Set problem:
Copy nothing but the stretch that opens with the line containing "Output the component" and closes with the line containing "height - margin.bottom]);". Keep pictures out.
START
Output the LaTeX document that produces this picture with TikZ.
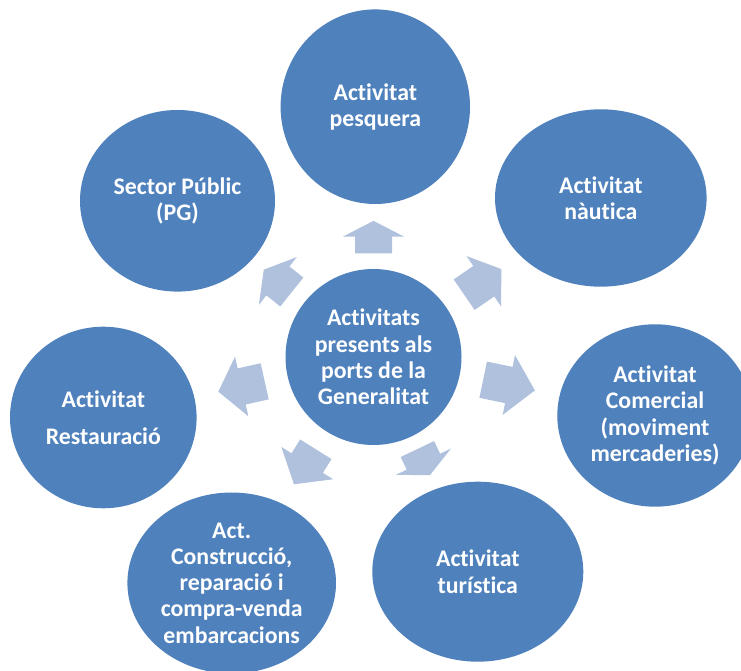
\documentclass[tikz,border=0pt]{standalone}
\usepackage{fontspec}
\setmainfont{Carlito}[Ligatures={NoCommon,NoRequired,NoContextual}]
\usetikzlibrary{shapes.geometric,calc}
\definecolor{circfill}{HTML}{4F81BD}
\definecolor{arrfill}{HTML}{B0C1DE}
\tikzset{
  bubble/.style={ellipse, fill=circfill, inner sep=0pt, text=white, align=center,
    font=\bfseries\fontsize{23.8}{26.2}\selectfont},
  arrowshape/.style={fill=arrfill}
}
\newcommand\radarrow[4]{%
  \begin{scope}[shift={(c.center)},rotate=#1]
    \fill[arrowshape] (#2,-18.5) -- ++(#3,0) -- ++(0,-12) -- ++(#4,30.5)
      -- ++(-#4,30.5) -- ++(0,-12) -- ++(-#3,0) -- cycle;
  \end{scope}}
\begin{document}
\begin{tikzpicture}[x=1pt,y=1pt]
\useasboundingbox (0,0) rectangle (741,671);
\clip (0,0) rectangle (741,671);
\fill[white] (0,0) rectangle (741,671);
\node[bubble, minimum width=176pt, minimum height=176pt] (c) at (373.5,314)
  {Activitats\\presents als\\ports de la\\Generalitat};
\node[bubble, minimum width=189.4pt, minimum height=194.6pt] (pesq) at (375.3,564.3)
  {Activitat\\pesquera};
\node[bubble, minimum width=195pt, minimum height=181.6pt] (sector) at (177.5,470.2)
  {Sector Públic\\(PG)};
\node[bubble, minimum width=211.6pt, minimum height=177.4pt] (nautica) at (600.8,473)
  {Activitat\\nàutica};
\node[bubble, minimum width=195.4pt, minimum height=182.4pt] (comercial) at (655,255.5)
  {Activitat\\Comercial\\(moviment\\mercaderies)};
\node[bubble, minimum width=186.6pt, minimum height=181.6pt] (restauracio) at (103.3,253.5)
  {Activitat\\[10.5pt]Restauració};
\node[bubble, minimum width=208.6pt, minimum height=181pt] (construccio) at (231.7,88)
  {Act.\\Construcció,\\reparació i\\compra-venda\\embarcacions};
\node[bubble, minimum width=211pt, minimum height=180pt] (turistica) at (477.8,99.3)
  {Activitat\\turística};
\radarrow{90}{103.7}{16.7}{15.7}
\radarrow{34.5}{110}{23.8}{21.4}
\radarrow{-11.7}{112}{26.2}{26.6}
\radarrow{-64.5}{102}{14}{15}
\radarrow{-122}{108.8}{16.3}{25}
\radarrow{192.6}{111.5}{23.6}{23.9}
\radarrow{141.5}{104.4}{17.8}{18}
\end{tikzpicture}
\end{document}
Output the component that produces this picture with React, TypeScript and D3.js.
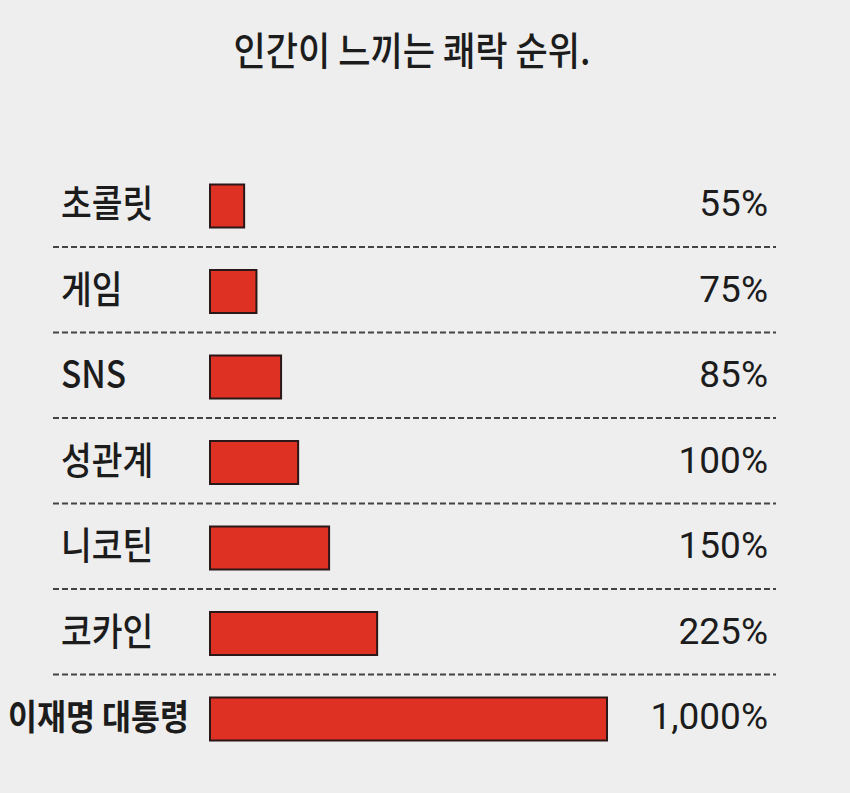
import * as d3 from "d3";

const categories = ["초콜릿", "게임", "SNS", "성관계", "니코틴", "코카인", "이재명 대통령"];
const valueLabels = ["55%", "75%", "85%", "100%", "150%", "225%", "1,000%"];
// drawn bar length, as a share of the longest bar
const barShare = [8.6, 11.7, 17.9, 22.2, 30.0, 42.1, 100];

const width = 850;
const height = 793;
const margin = { top: 206, bottom: 74, barLeft: 210, barMax: 397 };

export default function App() {
  const yScale = d3
    .scalePoint<string>()
    .domain(categories)
    .range([margin.top, height - margin.bottom]);

  const xScale = d3
    .scaleLinear()
    .domain([0, 100])
    .range([0, margin.barMax]);

  const barHeight = 43;
  const kFont = "'Noto Sans CJK KR', 'Noto Sans', sans-serif";

  return (
    <svg
      width={width}
      height={height}
      style={{ position: "absolute", left: 0, top: 0, background: "#eeeeee" }}
    >
      <rect width={width} height={height} fill="#eeeeee" />

      {/* Title */}
      <text
        transform={`translate(412, 65) scale(0.9, 1)`}
        textAnchor="middle"
        fontFamily={kFont}
        fontSize={39}
        fontWeight={500}
        fill="#1c1c1c"
      >
        인간이 느끼는 쾌락 순위.
      </text>

      {/* Dashed separators */}
      {categories.slice(0, -1).map((c) => {
        const y = (yScale(c) || 0) + 41;
        return (
          <line
            key={`sep-${c}`}
            x1={53}
            x2={776}
            y1={y}
            y2={y}
            stroke="#444"
            strokeWidth={1.8}
            strokeDasharray="6 3"
          />
        );
      })}

      {/* Category labels */}
      {categories.map((c, i) => {
        const last = i === categories.length - 1;
        const y = (yScale(c) || 0) + 11;
        return (
          <text
            key={`lab-${c}`}
            transform={`translate(${last ? 8 : 61}, ${y}) scale(${last ? 0.9 : 0.88}, 1)`}
            fontFamily={kFont}
            fontSize={last ? 35 : 38}
            fontWeight={last ? 700 : 500}
            fill="#1c1c1c"
          >
            {c}
          </text>
        );
      })}

      {/* Bars */}
      {categories.map((c, i) => (
        <rect
          key={`bar-${c}`}
          x={margin.barLeft}
          y={(yScale(c) || 0) - barHeight / 2}
          width={xScale(barShare[i])}
          height={barHeight}
          fill="#de3124"
          stroke="#2a1717"
          strokeWidth={2}
        />
      ))}

      {/* Value labels */}
      {categories.map((c, i) => (
        <text
          key={`val-${c}`}
          x={768}
          y={(yScale(c) || 0) + 10}
          textAnchor="end"
          fontFamily="Roboto, sans-serif"
          fontSize={37}
          fill="#1c1c1c"
        >
          {valueLabels[i]}
        </text>
      ))}
    </svg>
  );
}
END
Exercise answer:
Output the component that produces this picture with React, TypeScript and D3.js.
import * as d3 from "d3";

const categories = ["초콜릿", "게임", "SNS", "성관계", "니코틴", "코카인", "이재명 대통령"];
const valueLabels = ["55%", "75%", "85%", "100%", "150%", "225%", "1,000%"];
// drawn bar length, as a share of the longest bar
const barShare = [8.6, 11.7, 17.9, 22.2, 30.0, 42.1, 100];

const width = 850;
const height = 793;
const margin = { top: 206, bottom: 74, barLeft: 210, barMax: 397 };

export default function App() {
  const yScale = d3
    .scalePoint<string>()
    .domain(categories)
    .range([margin.top, height - margin.bottom]);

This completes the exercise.